### GIVEN PROBLEM
With all pictures omitted, return verbatim the lines from the beginning of the records below through the line containing "import * as".

-- begin ENTRIES PROVIDED --

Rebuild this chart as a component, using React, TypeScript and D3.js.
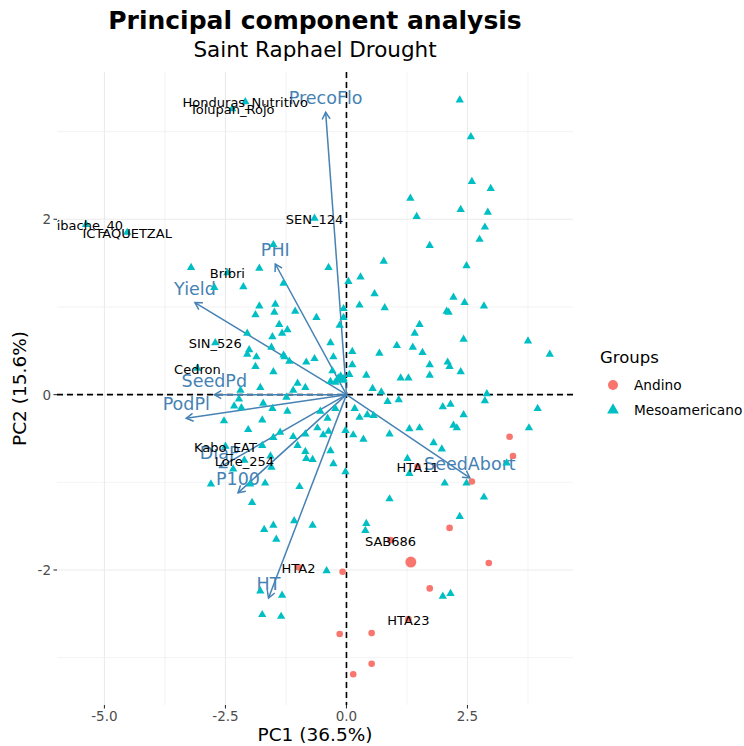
import React from "react";
import * as d3 from "d3";

// ---------- data (PC1, PC2 coordinates) ----------
const mesoamericano: [number, number][] = [
  [2.34,3.36],[2.57,2.94],[2.59,2.43],[2.98,2.35],[1.32,2.24],[2.36,2.11],[2.92,2.08],[1.45,2.03],[2.86,1.91],[2.75,1.77],
  [1.72,1.70],[0.77,1.52],[2.48,1.47],[0.29,1.34],[0.04,1.29],[0.58,1.15],[2.21,1.11],[2.44,1.05],[-1.51,1.71],[-1.80,1.44],
  [-0.37,1.45],[-1.30,1.27],[-3.21,1.45],[-2.13,1.23],[-2.73,1.22],
  [0.27,1.02],[2.84,1.01],[0.79,0.99],[2.07,0.95],[2.11,0.94],[-0.06,0.98],[-0.06,0.88],[1.51,0.80],[1.41,0.70],[2.42,0.63],
  [3.75,0.61],[1.04,0.56],[1.37,0.54],[1.57,0.48],[0.12,0.49],[0.68,0.47],[4.20,0.46],[2.09,0.37],[1.72,0.34],[2.13,0.32],
  [2.36,0.26],[0.12,0.34],[0.06,0.23],[0.41,0.22],[1.12,0.19],[1.28,0.19],[1.72,0.22],[0.54,0.07],[0.72,0.03],[2.90,0.01],
  [2.86,-0.07],[1.08,-0.06],[0.85,-0.08],[1.99,-0.14],[2.15,-0.11],[3.95,-0.16],[0.17,-0.16],[2.42,-0.23],[0.27,-0.26],[0.43,-0.23],
  [0.56,-0.24],[2.21,-0.35],[2.28,-0.38],[1.30,-0.39],[1.51,-0.38],[3.77,-0.38],[0.14,-0.46],[0.89,-0.45],[0.35,-0.51],[1.80,-0.55],
  [1.97,-0.62],[-0.02,-0.41],[1.26,-0.73],[3.31,-0.78],[1.30,-0.90],[-0.02,-0.88],[2.03,-1.01],[2.48,-1.01],[2.84,-1.17],[0.89,-1.19],
  [2.34,-1.39],[1.99,-2.30],[2.15,-2.27],
  [-1.80,1.01],[-1.47,1.03],[-1.88,0.91],[-1.49,0.94],[-1.06,0.95],[-0.62,0.88],[-1.39,0.80],[-1.22,0.74],[-1.33,0.70],[-2.05,0.70],
  [-0.14,0.79],[-0.33,0.59],[-1.53,0.66],[-2.01,0.51],[-2.05,0.46],[-1.86,0.43],[-1.28,0.43],[-1.18,0.38],[-0.83,0.37],[-0.66,0.41],
  [-0.27,0.43],[-1.88,0.32],[-1.51,0.26],[-0.29,0.27],[-0.33,0.15],[-0.17,0.19],[-0.06,0.18],[-1.78,0.08],[-1.01,0.13],[-0.85,0.08],
  [-1.10,0.05],[-2.19,0.05],[-2.22,-0.05],[-1.24,-0.03],[-2.32,-0.13],[-2.17,-0.15],[-1.72,-0.10],[-1.53,-0.16],[-1.22,-0.19],[-2.53,-0.30],
  [-1.74,-0.29],[-0.54,-0.19],[-0.39,-0.27],[-0.23,-0.16],[-0.60,-0.38],[-0.37,-0.42],[-0.48,-0.46],[-2.03,-0.40],[-1.51,-0.49],[-1.10,-0.48],
  [-0.85,-0.45],[-1.01,-0.58],[-0.85,-0.65],[-0.83,-0.73],[-0.70,-0.74],[-0.33,-0.64],[-0.27,-0.79],[-1.74,-0.58],[-1.57,-0.70],[-1.55,-0.83],
  [-2.80,-1.02],[-1.68,-1.01],[-1.99,-1.02],[-1.95,-1.23],[-2.34,-0.85],[-0.97,-1.05],[-1.55,0.54],[-1.30,0.45],[-0.23,0.14],[-1.37,-0.43],
  [-1.70,-1.54],[-1.51,-1.49],[-1.08,-1.44],[-0.70,-1.49],[-1.45,-1.65],[0.41,-1.47],[0.39,-1.55],[-0.41,-2.01],[-1.78,-2.24],[-1.33,-2.29],
  [-1.74,-2.51],[-1.35,-2.53],
];

const andino: [number, number][] = [
  [3.37,-0.48],[3.44,-0.70],[2.59,-0.99],[2.13,-1.52],[2.94,-1.92],[1.72,-2.21],[-0.08,-2.02],[-0.14,-2.73],[0.52,-2.72],[0.52,-3.07],[0.14,-3.19],
];

const labeledNames = ["Honduras_Nutritivo","Tolupan_Rojo","Tibache_40","ICTAQUETZAL","SEN_124","Bribri","SIN_526","Cedron","Kabo_EAT","Lore_254","HTA11","SAB686","HTA2","HTA23"];
const labeledGroups = ["M","M","M","M","M","M","M","M","M","M","A","A","A","A"];
const labeledX = [-2.09,-2.36,-5.38,-4.53,-0.66,-2.46,-2.71,-3.08,-2.50,-2.11,1.47,0.91,-0.99,1.28];
const labeledY = [3.34,3.26,1.94,1.85,2.01,1.39,0.59,0.30,-0.59,-0.75,-0.82,-1.66,-1.97,-2.56];

const groupNames = ["Andino","Mesoamericano"];
const groupMeanX = [1.33,-0.12];
const groupMeanY = [-1.91,0.18];

const varNames = ["PrecoFlo","PHI","Yield","SeedPd","PodPl","DiaP","P100","HT","SeedAbort"];
const varX = [-0.43,-1.47,-3.13,-2.73,-3.31,-2.62,-2.24,-1.61,2.55];
const varY = [3.22,1.49,1.05,0.0,-0.27,-0.83,-1.12,-2.32,-0.95];

const xTicks = [-5, -2.5, 0, 2.5];
const xMinor = [-3.75, -1.25, 1.25, 3.75];
const yTicks = [-2, 0, 2];
const yMinor = [-3, -1, 1, 3];

const title = "Principal component analysis";
const subtitle = "Saint Raphael Drought";
const xTitle = "PC1 (36.5%)";
const yTitle = "PC2 (15.6%)";

// ---------- styling ----------
const W = 744, H = 746;
const P = { left: 57, right: 573, top: 72, bottom: 705 };
const RED = "#F8766D";
const TEAL = "#00BFC4";
const STEEL = "#4682B4";
const FONT = "DejaVu Sans, sans-serif";

export default function App() {
  const x = d3.scaleLinear().domain([-5.98, 4.68]).range([P.left, P.right]);
  const y = d3.scaleLinear().domain([-3.54, 3.68]).range([P.bottom, P.top]);
  const tri = d3.symbol().type(d3.symbolTriangle).size(30)()!;
  const triBig = d3.symbol().type(d3.symbolTriangle).size(75)()!;
  const triLegend = d3.symbol().type(d3.symbolTriangle).size(60)()!;
  const x0 = x(0), y0 = y(0);
  const headLen = 8;

  return (
    <svg width={W} height={H} style={{ position: "absolute", left: 0, top: 0, background: "#fff" }} fontFamily={FONT}>
      <defs>
        <clipPath id="panel">
          <rect x={P.left} y={P.top} width={P.right - P.left} height={P.bottom - P.top} />
        </clipPath>
      </defs>
      {/* titles */}
      <text x={(P.left + P.right) / 2} y={29} textAnchor="middle" fontSize={25} fontWeight="bold" fill="#000">{title}</text>
      <text x={(P.left + P.right) / 2} y={57} textAnchor="middle" fontSize={21.5} fill="#000">{subtitle}</text>

      {/* grid */}
      <g>
        {xMinor.map((t) => <line key={"xm" + t} x1={x(t)} x2={x(t)} y1={P.top} y2={P.bottom} stroke="#EBEBEB" strokeWidth={0.6} />)}
        {yMinor.map((t) => <line key={"ym" + t} y1={y(t)} y2={y(t)} x1={P.left} x2={P.right} stroke="#EBEBEB" strokeWidth={0.6} />)}
        {xTicks.map((t) => <line key={"xg" + t} x1={x(t)} x2={x(t)} y1={P.top} y2={P.bottom} stroke="#EBEBEB" strokeWidth={1.1} />)}
        {yTicks.map((t) => <line key={"yg" + t} y1={y(t)} y2={y(t)} x1={P.left} x2={P.right} stroke="#EBEBEB" strokeWidth={1.1} />)}
      </g>

      {/* dashed zero lines */}
      <line x1={P.left} x2={P.right} y1={y0} y2={y0} stroke="#000" strokeWidth={1.6} strokeDasharray="6,4" />
      <line x1={x0} x2={x0} y1={P.top} y2={P.bottom} stroke="#000" strokeWidth={1.6} strokeDasharray="6,4" />

      <g clipPath="url(#panel)">
        {/* variable arrows */}
        {varNames.map((n, i) => {
          const tx = x(varX[i]), ty = y(varY[i]);
          const a = Math.atan2(ty - y0, tx - x0);
          const a1 = a + Math.PI - Math.PI / 6, a2 = a + Math.PI + Math.PI / 6;
          return (
            <g key={n} stroke={STEEL} strokeWidth={1.5} fill="none">
              <line x1={x0} y1={y0} x2={tx} y2={ty} />
              <polyline points={`${tx + headLen * Math.cos(a1)},${ty + headLen * Math.sin(a1)} ${tx},${ty} ${tx + headLen * Math.cos(a2)},${ty + headLen * Math.sin(a2)}`} />
            </g>
          );
        })}
        {varNames.map((n, i) => (
          <text key={"vl" + n} x={x(varX[i])} y={y(varY[i]) - 14} textAnchor="middle" dominantBaseline="central" fontSize={17.5} fill={STEEL}>{n}</text>
        ))}

        {/* individuals */}
        {mesoamericano.map((d, i) => (
          <path key={"m" + i} d={tri} transform={`translate(${x(d[0])},${y(d[1])})`} fill={TEAL} />
        ))}
        {andino.map((d, i) => (
          <circle key={"a" + i} cx={x(d[0])} cy={y(d[1])} r={3.3} fill={RED} />
        ))}
        {labeledNames.map((n, i) => labeledGroups[i] === "M" ? (
          <path key={"lp" + n} d={tri} transform={`translate(${x(labeledX[i])},${y(labeledY[i])})`} fill={TEAL} />
        ) : (
          <circle key={"lp" + n} cx={x(labeledX[i])} cy={y(labeledY[i])} r={3.3} fill={RED} />
        ))}
        {/* group means */}
        <circle cx={x(groupMeanX[0])} cy={y(groupMeanY[0])} r={5.5} fill={RED} />
        <path d={triBig} transform={`translate(${x(groupMeanX[1])},${y(groupMeanY[1])})`} fill={TEAL} />

        {labeledNames.map((n, i) => (
          <text key={"lt" + n} x={x(labeledX[i])} y={y(labeledY[i]) + 1} textAnchor="middle" dominantBaseline="central" fontSize={13} fill="#000">{n}</text>
        ))}
      </g>

      {/* axes */}
      {xTicks.map((t) => (
        <g key={"xt" + t}>
          <line x1={x(t)} x2={x(t)} y1={P.bottom} y2={P.bottom + 3.5} stroke="#333" strokeWidth={1.1} />
          <text x={x(t)} y={P.bottom + 11} textAnchor="middle" dominantBaseline="central" fontSize={13.5} fill="#4D4D4D">{t.toFixed(1)}</text>
        </g>
      ))}
      {yTicks.map((t) => (
        <g key={"yt" + t}>
          <line x1={P.left - 3.5} x2={P.left} y1={y(t)} y2={y(t)} stroke="#333" strokeWidth={1.1} />
          <text x={P.left - 6} y={y(t)} textAnchor="end" dominantBaseline="central" fontSize={13.5} fill="#4D4D4D">{String(t)}</text>
        </g>
      ))}
      <text x={(P.left + P.right) / 2} y={741} textAnchor="middle" fontSize={18.5} fill="#000">{xTitle}</text>
      <text transform={`translate(26,${(P.top + P.bottom) / 2}) rotate(-90)`} textAnchor="middle" fontSize={18.5} fill="#000">{yTitle}</text>

      {/* legend */}
      <text x={600} y={363} fontSize={16.5} fill="#000">Groups</text>
      <circle cx={613} cy={385} r={5} fill={RED} />
      <text x={634} y={385} dominantBaseline="central" fontSize={13.7} fill="#000">{groupNames[0]}</text>
      <path d={triLegend} transform="translate(613,410)" fill={TEAL} />
      <text x={634} y={410} dominantBaseline="central" fontSize={13.7} fill="#000">{groupNames[1]}</text>
    </svg>
  );
}
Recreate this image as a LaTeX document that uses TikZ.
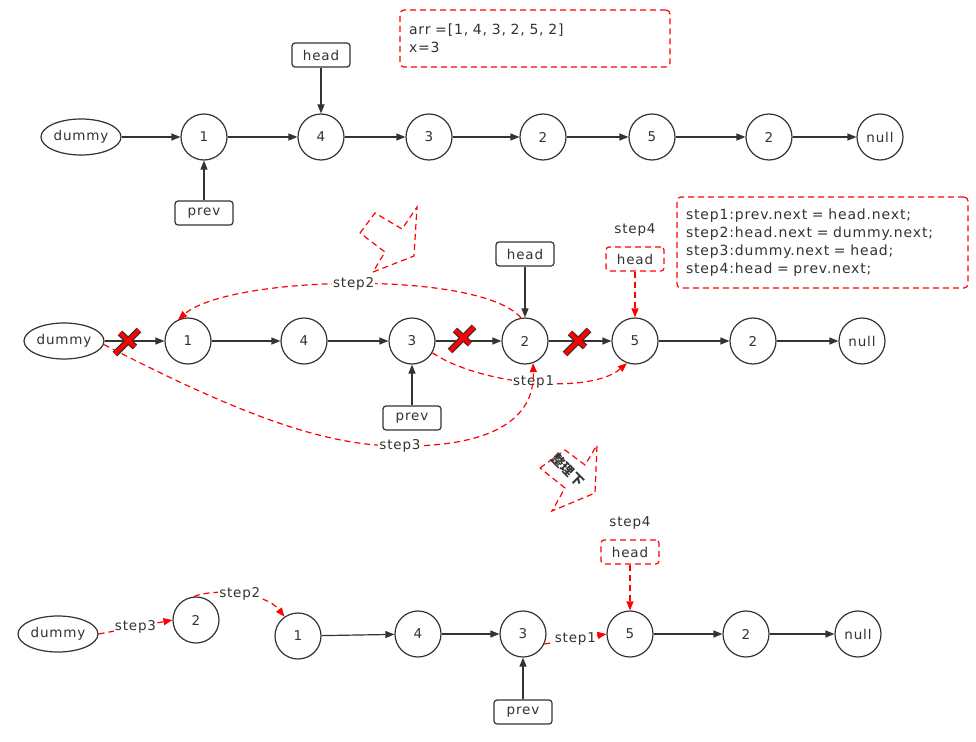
\documentclass[tikz,border=0pt]{standalone}
\usepackage{fontspec}
\setmainfont{DejaVu Sans}[LetterSpace=6]
\newfontfamily\cjk{Noto Sans CJK SC}
\usetikzlibrary{arrows.meta,positioning,shapes.geometric,calc}

\definecolor{ink}{HTML}{333333}
\tikzset{
  every node/.style={font=\fontsize{13.5}{15}\selectfont,text=ink},
  lnode/.style={circle,draw=ink,line width=1.2pt,minimum size=46pt,inner sep=0pt},
  dnode/.style={ellipse,draw=ink,line width=1.2pt,minimum width=80pt,minimum height=36pt,inner sep=0pt},
  tag/.style={draw=ink,line width=1.2pt,rounded corners=3pt,minimum width=58pt,minimum height=24pt,inner sep=0pt},
  redtag/.style={tag,draw=red,dash pattern=on 6pt off 4pt},
  codebox/.style={draw=red,line width=1.2pt,dash pattern=on 6pt off 4pt,rounded corners=4pt,
    inner xsep=9pt,inner ysep=0pt,align=left,font=\fontsize{14}{18}\selectfont},
  link/.style={-{Triangle[length=9pt,width=7pt]},draw=ink,line width=1.2pt},
  redlink/.style={-{Triangle[length=9pt,width=7pt]},draw=red,line width=1.2pt,dash pattern=on 6pt off 4pt},
  lbl/.style={fill=white,inner sep=1pt},
}
\newcommand{\redcross}[1]{%
  \draw[ink,line width=6.5pt] ($(#1)+(-11,12)$) -- ($(#1)+(13,-12)$) ($(#1)+(-6,-9)$) -- ($(#1)+(9,5)$);
  \draw[red,line width=4pt] ($(#1)+(-11,12)$) -- ($(#1)+(13,-12)$) ($(#1)+(-6,-9)$) -- ($(#1)+(9,5)$);}

\begin{document}
\begin{tikzpicture}[x=1pt,y=-1pt,node distance=100pt,on grid]
\useasboundingbox[fill=white] (0,0) rectangle (976,741);

% list before
\node[dnode] (D1) at (81,137) {dummy};
\node[lnode] (A1) [right=123pt of D1] {1};
\node[lnode] (B1) [right=117pt of A1] {4};
\node[lnode] (C1) [right=108pt of B1] {3};
\node[lnode] (E1) [right=114pt of C1] {2};
\node[lnode] (F1) [right=109pt of E1] {5};
\node[lnode] (G1) [right=117pt of F1] {2};
\node[lnode] (N1) [right=111pt of G1] {null};
\node[tag]   (H1) [above=82pt of B1] {head};
\node[tag]   (P1) [below=76pt of A1] {prev};
\node[codebox,minimum width=270pt,minimum height=57pt,text width=252pt] (V) at (535,38.5)
  {\baselineskip=16pt arr =[1, 4, 3, 2, 5, 2]\\x=3};

\path (D1) edge[link] (A1)
      (A1) edge[link] (B1)
      (B1) edge[link] (C1)
      (C1) edge[link] (E1)
      (E1) edge[link] (F1)
      (F1) edge[link] (G1)
      (G1) edge[link] (N1)
      (H1) edge[link] (B1)
      (P1) edge[link] (A1);

% hollow arrow
\draw[red,line width=1.2pt,dash pattern=on 6pt off 4pt] (360,233) -- (375,213) -- (402,229) -- (417,207) -- (414,256) -- (373,272) -- (385,252) -- cycle;

% moving the node
\node[dnode] (D2) at (64,341) {dummy};
\node[lnode] (A2) [right=124pt of D2] {1};
\node[lnode] (B2) [right=116pt of A2] {4};
\node[lnode] (C2) [right=108pt of B2] {3};
\node[lnode] (E2) [right=113pt of C2] {2};
\node[lnode] (F2) [right=110pt of E2] {5};
\node[lnode] (G2) [right=118pt of F2] {2};
\node[lnode] (N2) [right=109pt of G2] {null};
\node[tag]   (H2) [above=87pt of E2] {head};
\node[tag]   (P2) [below=77pt of C2] {prev};
\node[redtag] (R2) [above=82pt of F2] {head};
\node (S2) [above=29pt of R2] {step4};
\node[codebox,minimum width=291pt,minimum height=91pt,text width=273pt] (S) at (822.5,242.5)
  {step1:prev.next = head.next;\\step2:head.next = dummy.next;\\step3:dummy.next = head;\\step4:head = prev.next;};

\path (D2) edge[link] (A2)
      (A2) edge[link] (B2)
      (B2) edge[link] (C2)
      (C2) edge[link] (E2)
      (E2) edge[link] (F2)
      (F2) edge[link] (G2)
      (G2) edge[link] (N2)
      (H2) edge[link] (E2)
      (P2) edge[link] (C2);
\redcross{126,342}
\redcross{461,339}
\redcross{576,342}

\draw[redlink] (E2.100) .. controls (480,270) and (230,275) .. (A2.115) node[pos=0.5,lbl] {step2};
\draw[redlink] (C2.-30) .. controls (480,385) and (590,395) .. (F2.-110) node[pos=0.5,lbl] {step1};
\draw[redlink] (D2.-5) .. controls (250,420) and (330,446) .. (400,446) node[lbl] {step3}
  .. controls (490,447) and (535,420) .. (E2.-70);
\draw[redlink] (R2) -- (F2);

% hollow arrow
\draw[red,line width=1.2pt,dash pattern=on 6pt off 4pt] (540,468) -- (565,450) -- (585,465) -- (597,445) -- (595,493) -- (552,511) -- (565,488) -- cycle;
\node[rotate=-45,inner sep=0pt,font=\cjk\bfseries\fontsize{13}{14}\selectfont] (T) at (568,470) {整理下};

% list after
\node[dnode] (D3) at (58,634) {dummy};
\node[lnode] (E3) at (196,620) {2};
\node[lnode] (A3) at (298,636) {1};
\node[lnode] (B3) at (418,634) {4};
\node[lnode] (C3) [right=105pt of B3] {3};
\node[lnode] (F3) [right=107pt of C3] {5};
\node[lnode] (G3) [right=116pt of F3] {2};
\node[lnode] (N3) [right=112pt of G3] {null};
\node[redtag] (R3) [above=82pt of F3] {head};
\node (S3) [above=29pt of R3] {step4};
\node[tag]   (P3) [below=78pt of C3] {prev};

\path (A3) edge[link] (B3)
      (B3) edge[link] (C3)
      (F3) edge[link] (G3)
      (G3) edge[link] (N3)
      (P3) edge[link] (C3);
\draw[redlink] (D3.east) -- (E3.west) node[pos=0.5,lbl] {step3};
\draw[redlink] (E3.95) .. controls (215,588) and (265,592) .. (A3.125) node[pos=0.5,lbl] {step2};
\draw[redlink] (C3.-25) -- (F3.west) node[pos=0.5,lbl] {step1};
\draw[redlink] (R3) -- (F3);
\end{tikzpicture}
\end{document}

-- end ENTRIES PROVIDED --

### THE COMPLETED TASK
Rebuild this chart as a component, using React, TypeScript and D3.js.
import React from "react";
import * as d3 from "d3";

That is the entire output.